→ Task input
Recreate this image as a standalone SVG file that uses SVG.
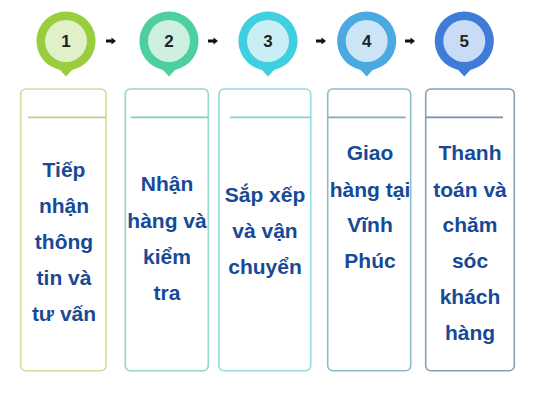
<svg xmlns="http://www.w3.org/2000/svg" width="533" height="400" viewBox="0 0 533 400">
<defs>
<style>
.num{font-family:"Liberation Sans",Arial,sans-serif;font-weight:bold;font-size:17px;fill:#222;text-anchor:middle}
.lbl{font-family:"Liberation Sans",Arial,sans-serif;font-weight:bold;font-size:21px;fill:#174a96;text-anchor:middle}
.box{fill:#fff;stroke-width:1.6}
.div{stroke-width:1.8}
.arr{fill:#111}
</style>
<path id="pin" d="M0,-29.5 A29.5,29.5 0 0 1 6,28.9 L0,35.5 L-6,28.9 A29.5,29.5 0 0 1 0,-29.5 Z"/>
<path id="ar" d="M-5,-1.4 H0.5 V-3.6 L5,0 L0.5,3.6 V1.4 H-5 Z"/>
</defs>
<rect width="533" height="400" fill="#fff"/>
<g id="connectors">
<use href="#ar" class="arr" x="111" y="41"/>
<use href="#ar" class="arr" x="213" y="41"/>
<use href="#ar" class="arr" x="321" y="41"/>
<use href="#ar" class="arr" x="410" y="41"/>
</g>
<g id="node1">
<use href="#pin" x="66" y="41" fill="#9acd3e"/>
<circle cx="66" cy="41" r="21" fill="#e0f0c9"/>
<text class="num" x="66" y="47">1</text>
<rect class="box" x="20.7" y="89" width="85.3" height="281.7" rx="5" stroke="#cfe09a"/>
<line class="div" x1="28" y1="117.3" x2="106" y2="117.3" stroke="#bccf86"/>
<text class="lbl"><tspan x="64" y="177">Tiếp</tspan><tspan x="64" y="213">nhận</tspan><tspan x="64" y="249">thông</tspan><tspan x="64" y="285">tin và</tspan><tspan x="64" y="321">tư vấn</tspan></text>
</g>
<g id="node2">
<use href="#pin" x="169" y="41" fill="#4dcf9f"/>
<circle cx="169" cy="41" r="21" fill="#cdf0e2"/>
<text class="num" x="169" y="47">2</text>
<rect class="box" x="125.3" y="89" width="83" height="281.7" rx="5" stroke="#92d8c9"/>
<line class="div" x1="130.7" y1="117.3" x2="208" y2="117.3" stroke="#7fcfbf"/>
<text class="lbl"><tspan x="167" y="191">Nhận</tspan><tspan x="167" y="228">hàng và</tspan><tspan x="167" y="264">kiểm</tspan><tspan x="167" y="300">tra</tspan></text>
</g>
<g id="node3">
<use href="#pin" x="268" y="41" fill="#3fcfe0"/>
<circle cx="268" cy="41" r="21" fill="#c9eff5"/>
<text class="num" x="268" y="47">3</text>
<rect class="box" x="219" y="89" width="91.7" height="281.7" rx="5" stroke="#95dadf"/>
<line class="div" x1="230" y1="117.3" x2="310" y2="117.3" stroke="#80d2da"/>
<text class="lbl"><tspan x="265" y="202">Sắp xếp</tspan><tspan x="265" y="238">và vận</tspan><tspan x="265" y="274">chuyển</tspan></text>
</g>
<g id="node4">
<use href="#pin" x="366.7" y="41" fill="#4aa9e0"/>
<circle cx="366.7" cy="41" r="21" fill="#cce5f6"/>
<text class="num" x="366.7" y="47">4</text>
<rect class="box" x="327.7" y="89" width="83" height="281.7" rx="5" stroke="#8fbcca"/>
<line class="div" x1="328" y1="117.3" x2="405.7" y2="117.3" stroke="#7fb0c0"/>
<text class="lbl"><tspan x="370" y="160">Giao</tspan><tspan x="370" y="197">hàng tại</tspan><tspan x="370" y="232">Vĩnh</tspan><tspan x="370" y="268">Phúc</tspan></text>
</g>
<g id="node5">
<use href="#pin" x="464.3" y="41" fill="#3f7bd9"/>
<circle cx="464.3" cy="41" r="21" fill="#c9dcf5"/>
<text class="num" x="464.3" y="47">5</text>
<rect class="box" x="425.7" y="89" width="88.6" height="281.7" rx="5" stroke="#869fba"/>
<line class="div" x1="426" y1="117.3" x2="503" y2="117.3" stroke="#7490ae"/>
<text class="lbl"><tspan x="470" y="160">Thanh</tspan><tspan x="470" y="197">toán và</tspan><tspan x="470" y="232">chăm</tspan><tspan x="470" y="268">sóc</tspan><tspan x="470" y="304">khách</tspan><tspan x="470" y="340">hàng</tspan></text>
</g>
</svg>
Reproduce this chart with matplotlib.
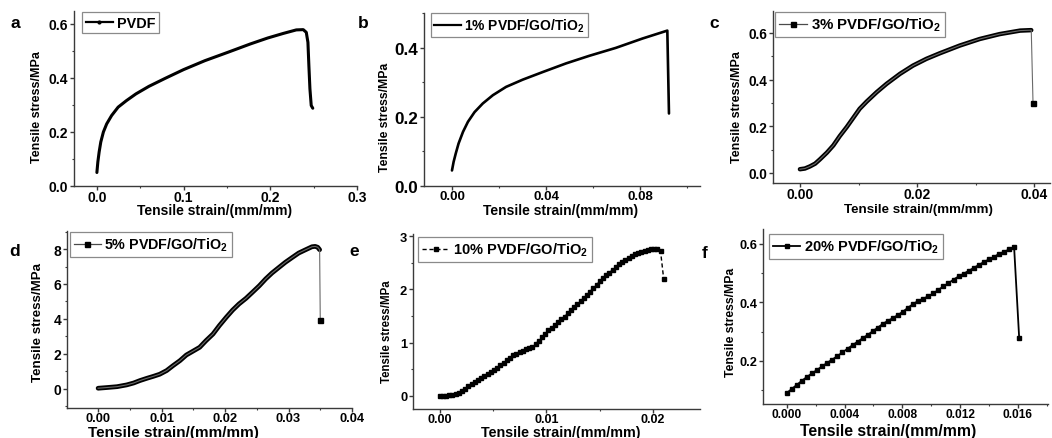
import matplotlib
matplotlib.use("Agg")
import matplotlib.pyplot as plt
from matplotlib.ticker import MultipleLocator
from matplotlib.lines import Line2D

plt.rcParams["font.family"] = ["Liberation Sans", "DejaVu Sans"]
plt.rcParams["font.weight"] = "bold"
plt.rcParams["mathtext.fontset"] = "custom"
plt.rcParams["mathtext.rm"] = "Liberation Sans:bold"
plt.rcParams["mathtext.bf"] = "Liberation Sans:bold"
plt.rcParams["mathtext.default"] = "bf"

# ---- data: tensile stress (MPa) vs tensile strain (mm/mm) ----
a_strain = [0, 0.0011, 0.0026, 0.0045, 0.0075, 0.0113, 0.017, 0.0245, 0.034, 0.045,
            0.060, 0.079, 0.1, 0.1245, 0.151, 0.177, 0.197, 0.215, 0.23, 0.238,
            0.2415, 0.2434, 0.2445, 0.2457, 0.2472, 0.249]
a_stress = [0.05, 0.089, 0.126, 0.163, 0.2, 0.23, 0.261, 0.292, 0.316, 0.341,
            0.369, 0.399, 0.431, 0.464, 0.495, 0.526, 0.548, 0.565, 0.578, 0.579,
            0.569, 0.532, 0.446, 0.36, 0.298, 0.288]

b_strain = [0, 0.0007, 0.0016, 0.0028, 0.0047, 0.0068, 0.0096, 0.0131, 0.0174, 0.023,
            0.0301, 0.0386, 0.0485, 0.0584, 0.0697, 0.081, 0.0916, 0.0923]
b_stress = [0.045, 0.07, 0.094, 0.123, 0.157, 0.186, 0.214, 0.239, 0.263, 0.287,
            0.308, 0.33, 0.355, 0.377, 0.4, 0.427, 0.45, 0.21]

c_strain = [0, 0.00085, 0.0017, 0.0026, 0.0034, 0.0046, 0.0057, 0.0068, 0.008, 0.0091,
            0.0102, 0.0114, 0.0131, 0.0148, 0.0171, 0.0193, 0.0216, 0.0239, 0.0273, 0.0307,
            0.0341, 0.0376, 0.0395, 0.0398]
c_stress = [0.016, 0.019, 0.028, 0.04, 0.058, 0.087, 0.118, 0.158, 0.197, 0.236,
            0.275, 0.306, 0.346, 0.382, 0.425, 0.46, 0.489, 0.513, 0.546, 0.574,
            0.595, 0.61, 0.612, 0.30]

d_strain = [0, 0.0014, 0.003, 0.0045, 0.0056, 0.0066, 0.0077, 0.0087, 0.0097, 0.0108,
            0.0118, 0.0129, 0.0139, 0.015, 0.016, 0.017, 0.0181, 0.0191, 0.0202, 0.0212,
            0.0222, 0.0233, 0.0243, 0.0254, 0.0264, 0.0274, 0.0285, 0.0295, 0.0306, 0.0316,
            0.0327, 0.0337, 0.0342, 0.0346, 0.0349, 0.035]
d_stress = [0.04, 0.08, 0.13, 0.23, 0.34, 0.48, 0.61, 0.72, 0.84, 1.05,
            1.33, 1.62, 1.94, 2.17, 2.38, 2.76, 3.14, 3.62, 4.1, 4.51,
            4.86, 5.18, 5.52, 5.9, 6.29, 6.63, 6.95, 7.24, 7.52, 7.77,
            7.96, 8.13, 8.15, 8.1, 7.96, 3.94]

e_strain = [0.0000, 0.0003, 0.0006, 0.0009, 0.0012, 0.0015, 0.0018, 0.0021, 0.0024, 0.0027,
            0.0030, 0.0033, 0.0036, 0.0039, 0.0042, 0.0045, 0.0048, 0.0051, 0.0054, 0.0057,
            0.0060, 0.0063, 0.0066, 0.0069, 0.0072, 0.0075, 0.0078, 0.0081, 0.0084, 0.0087,
            0.0090, 0.0093, 0.0096, 0.0099, 0.0102, 0.0105, 0.0108, 0.0111, 0.0114, 0.0117,
            0.0120, 0.0123, 0.0126, 0.0129, 0.0132, 0.0135, 0.0138, 0.0141, 0.0144, 0.0147,
            0.0150, 0.0153, 0.0156, 0.0159, 0.0162, 0.0165, 0.0168, 0.0171, 0.0174, 0.0177,
            0.0180, 0.0183, 0.0186, 0.0189, 0.0192, 0.0195, 0.0198, 0.0201, 0.0204, 0.0207,
            0.0210]
e_stress = [0.00, 0.00, 0.00, 0.01, 0.02, 0.04, 0.065, 0.10, 0.14, 0.18,
            0.22, 0.26, 0.30, 0.34, 0.38, 0.415, 0.45, 0.49, 0.53, 0.575,
            0.62, 0.67, 0.72, 0.76, 0.79, 0.825, 0.85, 0.875, 0.90, 0.92,
            0.98, 1.04, 1.11, 1.17, 1.23, 1.28, 1.33, 1.38, 1.44, 1.49,
            1.55, 1.61, 1.67, 1.72, 1.78, 1.84, 1.90, 1.96, 2.03, 2.09,
            2.15, 2.21, 2.27, 2.31, 2.37, 2.43, 2.47, 2.52, 2.56, 2.59,
            2.63, 2.66, 2.69, 2.71, 2.73, 2.745, 2.75, 2.755, 2.75, 2.72,
            2.19]

f_strain = [0.0, 0.00035, 0.0007, 0.00105, 0.0014, 0.00175, 0.0021, 0.00245, 0.0028, 0.00315,
            0.0035, 0.00385, 0.0042, 0.00455, 0.0049, 0.00525, 0.0056, 0.00595, 0.0063, 0.00665,
            0.007, 0.00735, 0.0077, 0.00805, 0.0084, 0.00875, 0.0091, 0.00945, 0.0098, 0.01015,
            0.0105, 0.01085, 0.0112, 0.01155, 0.0119, 0.01225, 0.0126, 0.01295, 0.0133, 0.01365,
            0.014, 0.01435, 0.0147, 0.01505, 0.0154, 0.01575, 0.0161]
f_stress = [0.091, 0.105, 0.119, 0.133, 0.146, 0.158, 0.170, 0.182, 0.194, 0.205,
            0.217, 0.229, 0.242, 0.254, 0.266, 0.278, 0.289, 0.302, 0.314, 0.327,
            0.337, 0.347, 0.357, 0.369, 0.382, 0.395, 0.405, 0.413, 0.421, 0.431,
            0.443, 0.455, 0.466, 0.478, 0.489, 0.498, 0.508, 0.518, 0.528, 0.538,
            0.547, 0.555, 0.566, 0.573, 0.581, 0.589, 0.28]

# tick positions and labels
a_xticks, a_xlabels = [0, 0.1, 0.2, 0.3], ["0.0", "0.1", "0.2", "0.3"]
a_yticks, a_ylabels = [0, 0.2, 0.4, 0.6], ["0.0", "0.2", "0.4", "0.6"]
b_xticks, b_xlabels = [0, 0.04, 0.08], ["0.00", "0.04", "0.08"]
b_yticks, b_ylabels = [0, 0.2, 0.4], ["0.0", "0.2", "0.4"]
c_xticks, c_xlabels = [0, 0.02, 0.04], ["0.00", "0.02", "0.04"]
c_yticks, c_ylabels = [0, 0.2, 0.4, 0.6], ["0.0", "0.2", "0.4", "0.6"]
d_xticks, d_xlabels = [0, 0.01, 0.02, 0.03, 0.04], ["0.00", "0.01", "0.02", "0.03", "0.04"]
d_yticks, d_ylabels = [0, 2, 4, 6, 8], ["0", "2", "4", "6", "8"]
e_xticks, e_xlabels = [0, 0.01, 0.02], ["0.00", "0.01", "0.02"]
e_yticks, e_ylabels = [0, 1, 2, 3], ["0", "1", "2", "3"]
f_xticks, f_xlabels = [0, 0.004, 0.008, 0.012, 0.016], ["0.000", "0.004", "0.008", "0.012", "0.016"]
f_yticks, f_ylabels = [0.2, 0.4, 0.6], ["0.2", "0.4", "0.6"]

series_names = ["PVDF", "1% PVDF/GO/TiO$_2$", "3% PVDF/GO/TiO$_2$",
                "5% PVDF/GO/TiO$_2$", "10% PVDF/GO/TiO$_2$", "20% PVDF/GO/TiO$_2$"]
XLAB = "Tensile strain/(mm/mm)"
YLAB = "Tensile stress/MPa"

# ---- layout (pixel units on a 1052 x 439 canvas) ----
W, H = 1052, 439
fig = plt.figure(figsize=(W / 100, H / 100), dpi=100)
AX_COLOR = "#3a3a3a"


def fx(px):
    return px / W


def fy(py):
    return 1 - py / H


def make_axes(box, xlim, ylim, xt, xl, yt, yl, xminor, yminor, xsize, ysize):
    l, t, r, b = box
    ax = fig.add_axes([fx(l), fy(b), (r - l) / W, (b - t) / H])
    for s in ("top", "right"):
        ax.spines[s].set_visible(False)
    for s in ("left", "bottom"):
        ax.spines[s].set_color(AX_COLOR)
        ax.spines[s].set_linewidth(1.0)
    ax.set_xlim(*xlim)
    ax.set_ylim(*ylim)
    ax.set_xticks(xt, xl)
    ax.set_yticks(yt, yl)
    ax.xaxis.set_minor_locator(MultipleLocator(xminor))
    ax.yaxis.set_minor_locator(MultipleLocator(yminor))
    ax.tick_params(which="major", direction="out", length=2.6, width=1.0,
                   color=AX_COLOR)
    ax.tick_params(which="minor", direction="out", length=1.6, width=0.8,
                   color=AX_COLOR)
    ax.tick_params(axis="x", which="major", labelsize=xsize, pad=0.4)
    ax.tick_params(axis="y", which="major", labelsize=ysize, pad=1.6)
    for lab in ax.get_xticklabels() + ax.get_yticklabels():
        lab.set_fontweight("bold")
    return ax


def add_labels(ax, xpos, xsize, ypos, ysize):
    ax.set_xlabel(XLAB, fontsize=xsize, fontweight="bold", va="center")
    ax.xaxis.set_label_coords(fx(xpos[0]), fy(xpos[1]), transform=fig.transFigure)
    ax.set_ylabel(YLAB, fontsize=ysize, fontweight="bold", va="center", ha="center")
    ax.yaxis.set_label_coords(fx(ypos[0]), fy(ypos[1]), transform=fig.transFigure)


def add_legend(ax, handle, name, corner, size):
    leg = ax.legend([handle], [name], loc="upper left",
                    bbox_to_anchor=(fx(corner[0]), fy(corner[1])),
                    bbox_transform=fig.transFigure, borderaxespad=0,
                    fancybox=False, framealpha=1, edgecolor="#8a8a8a",
                    borderpad=0.25, handlelength=1.9, handletextpad=0.25,
                    prop={"size": size, "weight": "bold"})
    leg.get_frame().set_linewidth(0.9)


def panel_letter(x, y, s):
    fig.text(fx(x), fy(y), s, fontsize=12.5, fontweight="bold",
             ha="center", va="center")


# (a) PVDF
ax = make_axes((74, 12, 357, 187), (-0.0264, 0.3), (0, 0.648),
               a_xticks, a_xlabels, a_yticks, a_ylabels, 0.05, 0.1, 10, 10)
ax.plot(a_strain, a_stress, color="black", lw=2.2, solid_capstyle="round",
        solid_joinstyle="round")
add_labels(ax, (215, 211.5), 10, (37, 107), 9)
add_legend(ax, Line2D([], [], color="black", lw=1.6, marker="o", ms=2),
           series_names[0], (82, 13), 10.4)
panel_letter(15, 23, "a")

# (b) 1 %
ax = make_axes((424, 14, 700, 187), (-0.0119, 0.1055), (0, 0.501),
               b_xticks, b_xlabels, b_yticks, b_ylabels, 0.02, 0.1, 9.5, 12.3)
ax.plot(b_strain, b_stress, color="black", lw=1.9, solid_capstyle="round",
        solid_joinstyle="round")
add_labels(ax, (561, 211.5), 10, (385, 117), 8.8)
add_legend(ax, Line2D([], [], color="black", lw=1.6),
           series_names[1], (431, 14), 10)
panel_letter(363, 23, "b")

# (c) 3 %
ax = make_axes((773, 12, 1050, 184), (-0.0046, 0.0427), (-0.043, 0.694),
               c_xticks, c_xlabels, c_yticks, c_ylabels, 0.01, 0.1, 10, 9.8)
ax.plot(c_strain[:-1], c_stress[:-1], color="black", lw=3.2, solid_capstyle="round",
        solid_joinstyle="round")
ax.plot(c_strain, c_stress, color="#6a6a6a", lw=0.8, marker="s", ms=3.6,
        mfc="black", mec="black", markevery=[len(c_strain) - 1])
add_labels(ax, (918, 210.5), 9.6, (737, 107), 9)
add_legend(ax, Line2D([], [], color="#4a4a4a", lw=0.9, marker="s", ms=3.6,
                      mfc="black", mec="black"),
           series_names[2], (775, 13), 10.8)
panel_letter(714, 23, "c")

# (d) 5 %
ax = make_axes((67, 232, 352, 409), (-0.0049, 0.04), (-1.09, 9.03),
               d_xticks, d_xlabels, d_yticks, d_ylabels, 0.005, 1, 9.3, 10)
ax.plot(d_strain[:-1], d_stress[:-1], color="black", lw=3.4, solid_capstyle="round",
        solid_joinstyle="round")
ax.plot(d_strain, d_stress, color="#6a6a6a", lw=0.8, marker="s", ms=3.6,
        mfc="black", mec="black", markevery=[len(d_strain) - 1])
add_labels(ax, (173, 433), 11, (38, 323), 9.6)
add_legend(ax, Line2D([], [], color="#4a4a4a", lw=0.9, marker="s", ms=3.6,
                      mfc="black", mec="black"),
           series_names[3], (70, 233), 10.3)
panel_letter(15, 252, "d")

# (e) 10 %
ax = make_axes((413, 235, 700, 410), (-0.0025, 0.0244), (-0.244, 3.04),
               e_xticks, e_xlabels, e_yticks, e_ylabels, 0.005, 0.5, 9, 9.3)
ax.plot(e_strain, e_stress, color="black", lw=1.0, ls=(0, (3, 2)),
        marker="s", ms=2.6, mfc="black", mec="black")
add_labels(ax, (561, 433), 10.3, (387, 332), 8.3)
add_legend(ax, Line2D([], [], color="black", lw=1.0, ls=(0, (3, 2)), marker="s",
                      ms=2.6, mfc="black", mec="black"),
           series_names[4], (418, 238), 10.5)
panel_letter(354, 252, "e")

# (f) 20 %
ax = make_axes((763, 230, 1048, 405), (-0.00166, 0.0181), (0.053, 0.651),
               f_xticks, f_xlabels, f_yticks, f_ylabels, 0.002, 0.1, 8.6, 9.2)
ax.plot(f_strain, f_stress, color="black", lw=1.3, marker="s", ms=2.8,
        mfc="black", mec="black")
add_labels(ax, (888, 432), 11.3, (731.5, 322), 8.8)
add_legend(ax, Line2D([], [], color="black", lw=1.3, marker="s", ms=2.8,
                      mfc="black", mec="black"),
           series_names[5], (769, 235), 10.5)
panel_letter(705, 253, "f")

fig.savefig("out.png", dpi=100)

→ Task directions
Transcribe exactly the lines between the one containing "Reproduce this chart with matplotlib." and the one containing "0.308, 0.33, 0.355, 0.377, 0.4, 0.427, 0.45, 0.21]", counting both ends. Pictures are not copied.

→ Exercise solution
Reproduce this chart with matplotlib.
import matplotlib
matplotlib.use("Agg")
import matplotlib.pyplot as plt
from matplotlib.ticker import MultipleLocator
from matplotlib.lines import Line2D

plt.rcParams["font.family"] = ["Liberation Sans", "DejaVu Sans"]
plt.rcParams["font.weight"] = "bold"
plt.rcParams["mathtext.fontset"] = "custom"
plt.rcParams["mathtext.rm"] = "Liberation Sans:bold"
plt.rcParams["mathtext.bf"] = "Liberation Sans:bold"
plt.rcParams["mathtext.default"] = "bf"

# ---- data: tensile stress (MPa) vs tensile strain (mm/mm) ----
a_strain = [0, 0.0011, 0.0026, 0.0045, 0.0075, 0.0113, 0.017, 0.0245, 0.034, 0.045,
            0.060, 0.079, 0.1, 0.1245, 0.151, 0.177, 0.197, 0.215, 0.23, 0.238,
            0.2415, 0.2434, 0.2445, 0.2457, 0.2472, 0.249]
a_stress = [0.05, 0.089, 0.126, 0.163, 0.2, 0.23, 0.261, 0.292, 0.316, 0.341,
            0.369, 0.399, 0.431, 0.464, 0.495, 0.526, 0.548, 0.565, 0.578, 0.579,
            0.569, 0.532, 0.446, 0.36, 0.298, 0.288]

b_strain = [0, 0.0007, 0.0016, 0.0028, 0.0047, 0.0068, 0.0096, 0.0131, 0.0174, 0.023,
            0.0301, 0.0386, 0.0485, 0.0584, 0.0697, 0.081, 0.0916, 0.0923]
b_stress = [0.045, 0.07, 0.094, 0.123, 0.157, 0.186, 0.214, 0.239, 0.263, 0.287,
            0.308, 0.33, 0.355, 0.377, 0.4, 0.427, 0.45, 0.21]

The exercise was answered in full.